J’ai cherché, entre les deux camps, à me faire une conviction réfléchie : la chose m’était peut-être plus facile qu’aux Allemands et aux Hollandais, car je suis juge désintéressé dans le débat. Si l’on s’arrête uniquement aux faits matériels, aux dates connues, l’invention de l’art typographique revient sans contredit à l’Allemagne ; mais si l’on consulte les inductions morales, si l’on prend la peine de confronter et de vérifier les types, si l’on recueille les indices historiques, on arrive à cette conclusion, qu’antérieurement à la Bible de 1457 il existait en Hollande, selon toute vraisemblance, une école de typographie. Cette école avait son caractère à elle, caractère informe, enfance de l’art[1]. Elle s’est maintenue et conservée quelque temps, n’empruntant rien à l’Allemagne, se perfectionnant elle-même pas à pas, mais toujours dans son type, dans sa donnée. Elle a laissé en Hollande des monumens nombreux qui ne se retrouvent nulle part ailleurs, ni en Allemagne, ni en Angleterre, ni en Italie, ni en France. L’imprimerie continua d’être ainsi dans les Pays-Bas en progrès sur elle-même jusqu’au jour où des ouvriers allemands vinrent s’y établir et apportèrent avec eux les types de Guttemberg.

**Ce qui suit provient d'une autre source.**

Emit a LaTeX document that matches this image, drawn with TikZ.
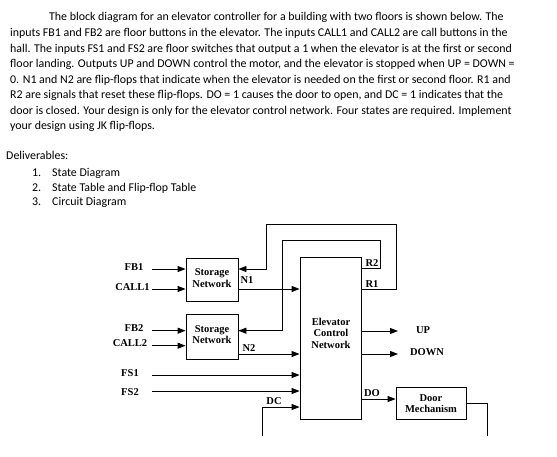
\documentclass[tikz,border=0pt]{standalone}
\usepackage{fontspec}
\setmainfont{Carlito}
\newfontfamily\diagfont{Liberation Serif}
\usetikzlibrary{arrows.meta}
\begin{document}
\begin{tikzpicture}[x=1pt,y=-1pt,
  para/.style={anchor=base west, inner sep=0pt, font=\fontsize{11.9}{13}\selectfont},
  lbl/.style={inner sep=0pt, font=\diagfont\bfseries\fontsize{10.5}{11.5}\selectfont},
  blk/.style={draw, line width=0.9pt, inner sep=0pt},
  wire/.style={line width=0.9pt},
  arr/.style={wire, -{Triangle[length=8pt,width=6pt]}}
]
\useasboundingbox (0,0) rectangle (557,456);

% paragraph
\node[para] (p1) at (49,20.5) {The block diagram for an elevator controller for a building with two floors is shown below. The};
\node[para] (p2) at (10,36.5) {inputs FB1 and FB2 are floor buttons in the elevator. The inputs CALL1 and CALL2 are call buttons in the};
\node[para] (p3) at (10,52) {hall. The inputs FS1 and FS2 are floor switches that output a 1 when the elevator is at the first or second};
\node[para] (p4) at (10,67.7) {floor landing. Outputs UP and DOWN control the motor, and the elevator is stopped when UP = DOWN =};
\node[para] (p5) at (10,83.2) {0. N1 and N2 are flip-flops that indicate when the elevator is needed on the first or second floor. R1 and};
\node[para] (p6) at (10,98.8) {R2 are signals that reset these flip-flops. DO = 1 causes the door to open, and DC = 1 indicates that the};
\node[para] (p7) at (10,114.3) {door is closed. Your design is only for the elevator control network. Four states are required. Implement};
\node[para] (p8) at (10,129.8) {your design using JK flip-flops.};

\node[para] (dl) at (6,159) {Deliverables:};
\node[para] (d1n) at (32,176) {1.};
\node[para] (d1) at (52,176) {State Diagram};
\node[para] (d2n) at (32,191) {2.};
\node[para] (d2) at (52,191) {State Table and Flip-flop Table};
\node[para] (d3n) at (32,205.5) {3.};
\node[para] (d3) at (52,205.5) {Circuit Diagram};

% blocks
\node[blk, minimum width=52pt, minimum height=43pt] (box1) at (212,279.5) {};
\node[lbl, align=center] (box1t) at (212,278) {Storage\\Network};
\node[blk, minimum width=52pt, minimum height=45pt] (box2) at (212,336.5) {};
\node[lbl, align=center] (box2t) at (212,334.5) {Storage\\Network};
\node[blk, minimum width=61pt, minimum height=162pt] (elev) at (330.5,338) {};
\node[lbl, align=center] (elevt) at (331,333) {Elevator\\Control\\Network};
\node[blk, minimum width=70pt, minimum height=32pt] (door) at (431,403) {};
\node[lbl, align=center] (doort) at (431,403.5) {Door\\Mechanism};

% input labels
\node[lbl] (fb1) at (134,267) {FB1};
\node[lbl] (call1) at (132.5,287) {CALL1};
\node[lbl] (fb2) at (134,328) {FB2};
\node[lbl] (call2) at (130,343.5) {CALL2};
\node[lbl] (fs1) at (130,373) {FS1};
\node[lbl] (fs2) at (130,392) {FS2};

% signal labels
\node[lbl] (n1) at (247,280) {N1};
\node[lbl] (n2) at (249,348) {N2};
\node[lbl] (r2) at (372,263) {R2};
\node[lbl] (r1) at (372,284) {R1};
\node[lbl] (up) at (423,330) {UP};
\node[lbl] (down) at (427,352) {DOWN};
\node[lbl] (do) at (372,393) {DO};
\node[lbl] (dc) at (274,401) {DC};

% coordinates
\coordinate (fb1s) at (152,269);
\coordinate (call1s) at (152,289);
\coordinate (fb2s) at (152,330.7);
\coordinate (call2s) at (152,345.7);
\coordinate (fs1s) at (152,375);
\coordinate (fs2s) at (152,391);
\coordinate (n2y) at (238,354);
\coordinate (dcs) at (262,436);
\coordinate (dcy) at (262,407);
\coordinate (r1a) at (396,289);
\coordinate (r1b) at (396,224);
\coordinate (r1c) at (266,224);
\coordinate (r2y) at (361,268);
\coordinate (r2a) at (380,268);
\coordinate (r2b) at (380,240);
\coordinate (r2c) at (282,240);
\coordinate (upe) at (398,331);
\coordinate (downe) at (398,354);
\coordinate (doy) at (361,399);
\coordinate (dooro) at (466,403);
\coordinate (doora) at (487,403);
\coordinate (doorb) at (487,436);

% input wires
\draw[arr] (fb1s) -- (fb1s -| box1.west);
\draw[arr] (call1s) -- (call1s -| box1.west);
\draw[arr] (fb2s) -- (fb2s -| box2.west);
\draw[arr] (call2s) -- (call2s -| box2.west);
\draw[arr] (fs1s) -- (fs1s -| elev.west);
\draw[arr] (fs2s) -- (fs2s -| elev.west);

% N1, N2
\draw[arr] (call1s -| box1.east) -- (call1s -| elev.west);
\draw[arr] (n2y) -- (n2y -| elev.west);

% DC
\draw[arr] (dcs) -- (dcy) -- (dcy -| elev.west);

% R1 loop
\draw[arr] (r1a -| elev.east) -- (r1a) -- (r1b) -- (r1c) -- (r1c |- fb1s) -- (fb1s -| box1.east);
% R2 loop
\draw[arr] (r2y) -- (r2a) -- (r2b) -- (r2c) -- (r2c |- fb2s) -- (fb2s -| box2.east);

% outputs
\draw[arr] (upe -| elev.east) -- (upe);
\draw[arr] (downe -| elev.east) -- (downe);
\draw[arr] (doy) -- (doy -| door.west);
\draw[wire] (dooro) -- (doora) -- (doorb);
\end{tikzpicture}
\end{document}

Laurent Coster, dont le vrai nom était Lourens Janszoon Koster, était un citoyen de la ville de Harlem, dans laquelle il naquit vers 1370. Il remplissait les fonctions de trésorier de la ville et quelques autres charges importantes. On voit encore sur la place, en face de la cathédrale, l’endroit où étaient ses ateliers, Costeri œdes typographioe natales. En 1823, lors du quatrième jubilé séculaire de cette invention, que s’attribuent les Hollandais, un monument fut érigé en

  1. Il existe sur cette question de priorité un livre, quelque peu tranchant, de M. J. Scheitema. Faust, à l’en croire, ne serait qu’un ravisseur qui aurait volé le secret de son maître.